--- Work to do ---
Your task is to repeat the entries exactly. Leave the pictures out.

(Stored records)
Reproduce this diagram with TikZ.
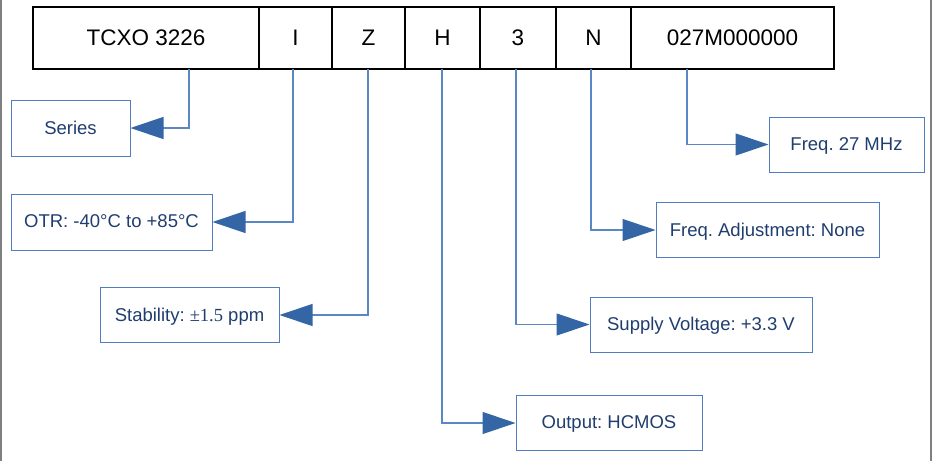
\documentclass[tikz,border=0pt]{standalone}
\usepackage{fontspec}
\setmainfont{Liberation Sans}
\newfontfamily\serifnum{Liberation Serif}
\usetikzlibrary{arrows.meta}
\definecolor{txtblue}{HTML}{1F3D6E}
\definecolor{boxblue}{HTML}{4F7DBF}
\definecolor{linblue}{HTML}{5B87C5}
\definecolor{tipblue}{HTML}{3465A4}
\definecolor{edgegray}{HTML}{7F7F7F}
\frenchspacing
\begin{document}
\begin{tikzpicture}[x=1pt,y=-1pt,
  codebox/.style={draw=black,line width=1.3pt,inner sep=0pt,minimum height=62pt,
    font=\fontsize{22.5}{26}\selectfont,text=black},
  labelbox/.style={draw=boxblue,line width=1pt,inner sep=0pt,minimum height=55pt,
    font=\fontsize{18.5}{22}\selectfont,text=txtblue,text depth=1pt},
  conn/.style={draw=linblue,line width=1.2pt,
    -{Triangle[length=33pt,width=22pt,color=tipblue,fill=tipblue]}}]
\useasboundingbox (0,0) rectangle (935,461);
\draw[edgegray,line width=1.6pt] (1,0) -- (1,461);
\draw[edgegray,line width=1.6pt] (931,0) -- (931,461);
% code row
\node[codebox,minimum width=226pt] (t0) at (146,38) {TCXO 3226};
\node[codebox,minimum width=73pt] (t1) at (295.5,38) {I};
\node[codebox,minimum width=73pt] (t2) at (368.5,38) {Z};
\node[codebox,minimum width=75pt] (t3) at (442.5,38) {H};
\node[codebox,minimum width=76pt] (t4) at (518,38) {3};
\node[codebox,minimum width=75pt] (t5) at (593.5,38) {N};
\node[codebox,minimum width=203pt] (t6) at (732.5,38) {027M000000};
% connector starts
\coordinate (c0) at (189,69);
\coordinate (c1) at (293,69);
\coordinate (c2) at (368,69);
\coordinate (c3) at (442,69);
\coordinate (c4) at (516,69);
\coordinate (c5) at (591,69);
\coordinate (c6) at (687,69);
% label boxes
\node[labelbox,minimum width=119pt,minimum height=56pt] (series) at (70.5,128) {Series};
\node[labelbox,minimum width=201pt,minimum height=56pt] (otr) at (111.5,222) {OTR: -40°C to +85°C};
\node[labelbox,minimum width=179pt,minimum height=55pt] (stab) at (189.5,315) {Stability: {\serifnum ±1.5} ppm};
\node[labelbox,minimum width=186pt,minimum height=55pt] (outp) at (609,423) {Output: HCMOS};
\node[labelbox,minimum width=222pt] (supp) at (701,324.5) {Supply Voltage: +3.3 V};
\node[labelbox,minimum width=223pt] (adj) at (767.5,230) {Freq. Adjustment: None};
\node[labelbox,minimum width=155pt] (freq) at (846.5,144.5) {Freq. 27 MHz};
% connectors
\draw[conn] (c0) |- (series);
\draw[conn] (c1) |- (otr);
\draw[conn] (c2) |- (stab);
\draw[conn] (c3) |- (outp);
\draw[conn] (c4) |- (supp);
\draw[conn] (c5) |- (adj);
\draw[conn] (c6) |- (freq);
\end{tikzpicture}
\end{document}
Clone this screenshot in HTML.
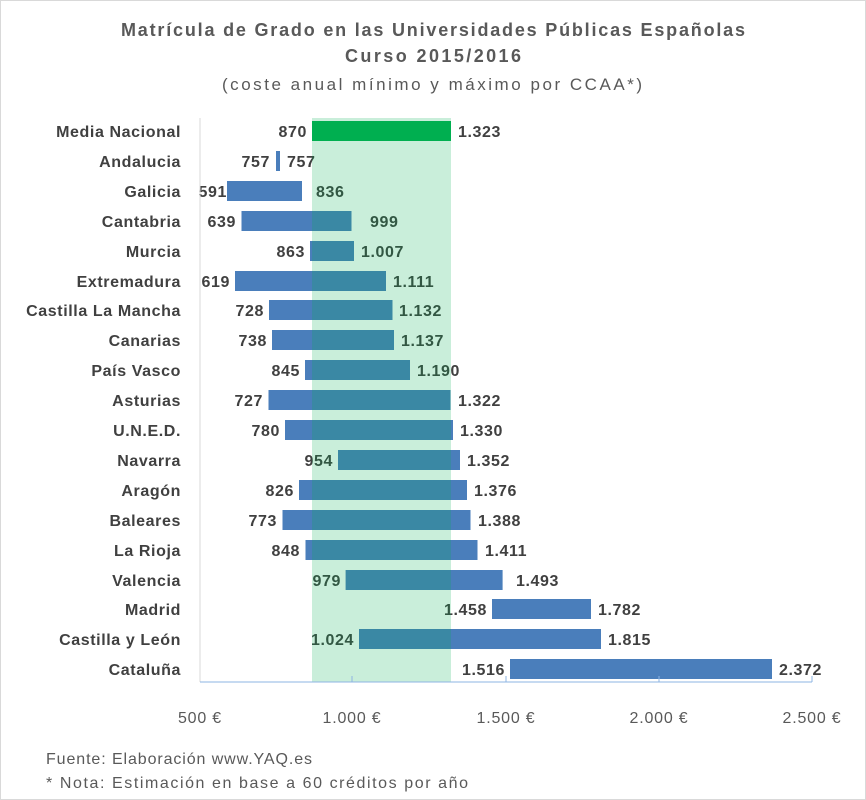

--- Problem solution ---
Reproduce this diagram with TikZ.
\documentclass[tikz,border=0pt]{standalone}
\usepackage{fontspec}
\setmainfont{Liberation Sans}
\newfontfamily\serifnum{Liberation Serif}
\usetikzlibrary{arrows.meta}
\definecolor{txtblue}{HTML}{1F3D6E}
\definecolor{boxblue}{HTML}{4F7DBF}
\definecolor{linblue}{HTML}{5B87C5}
\definecolor{tipblue}{HTML}{3465A4}
\definecolor{edgegray}{HTML}{7F7F7F}
\frenchspacing
\begin{document}
\begin{tikzpicture}[x=1pt,y=-1pt,
  codebox/.style={draw=black,line width=1.3pt,inner sep=0pt,minimum height=62pt,
    font=\fontsize{22.5}{26}\selectfont,text=black},
  labelbox/.style={draw=boxblue,line width=1pt,inner sep=0pt,minimum height=55pt,
    font=\fontsize{18.5}{22}\selectfont,text=txtblue,text depth=1pt},
  conn/.style={draw=linblue,line width=1.2pt,
    -{Triangle[length=33pt,width=22pt,color=tipblue,fill=tipblue]}}]
\useasboundingbox (0,0) rectangle (935,461);
\draw[edgegray,line width=1.6pt] (1,0) -- (1,461);
\draw[edgegray,line width=1.6pt] (931,0) -- (931,461);
% code row
\node[codebox,minimum width=226pt] (t0) at (146,38) {TCXO 3226};
\node[codebox,minimum width=73pt] (t1) at (295.5,38) {I};
\node[codebox,minimum width=73pt] (t2) at (368.5,38) {Z};
\node[codebox,minimum width=75pt] (t3) at (442.5,38) {H};
\node[codebox,minimum width=76pt] (t4) at (518,38) {3};
\node[codebox,minimum width=75pt] (t5) at (593.5,38) {N};
\node[codebox,minimum width=203pt] (t6) at (732.5,38) {027M000000};
% connector starts
\coordinate (c0) at (189,69);
\coordinate (c1) at (293,69);
\coordinate (c2) at (368,69);
\coordinate (c3) at (442,69);
\coordinate (c4) at (516,69);
\coordinate (c5) at (591,69);
\coordinate (c6) at (687,69);
% label boxes
\node[labelbox,minimum width=119pt,minimum height=56pt] (series) at (70.5,128) {Series};
\node[labelbox,minimum width=201pt,minimum height=56pt] (otr) at (111.5,222) {OTR: -40°C to +85°C};
\node[labelbox,minimum width=179pt,minimum height=55pt] (stab) at (189.5,315) {Stability: {\serifnum ±1.5} ppm};
\node[labelbox,minimum width=186pt,minimum height=55pt] (outp) at (609,423) {Output: HCMOS};
\node[labelbox,minimum width=222pt] (supp) at (701,324.5) {Supply Voltage: +3.3 V};
\node[labelbox,minimum width=223pt] (adj) at (767.5,230) {Freq. Adjustment: None};
\node[labelbox,minimum width=155pt] (freq) at (846.5,144.5) {Freq. 27 MHz};
% connectors
\draw[conn] (c0) |- (series);
\draw[conn] (c1) |- (otr);
\draw[conn] (c2) |- (stab);
\draw[conn] (c3) |- (outp);
\draw[conn] (c4) |- (supp);
\draw[conn] (c5) |- (adj);
\draw[conn] (c6) |- (freq);
\end{tikzpicture}
\end{document}
Clone this screenshot in HTML.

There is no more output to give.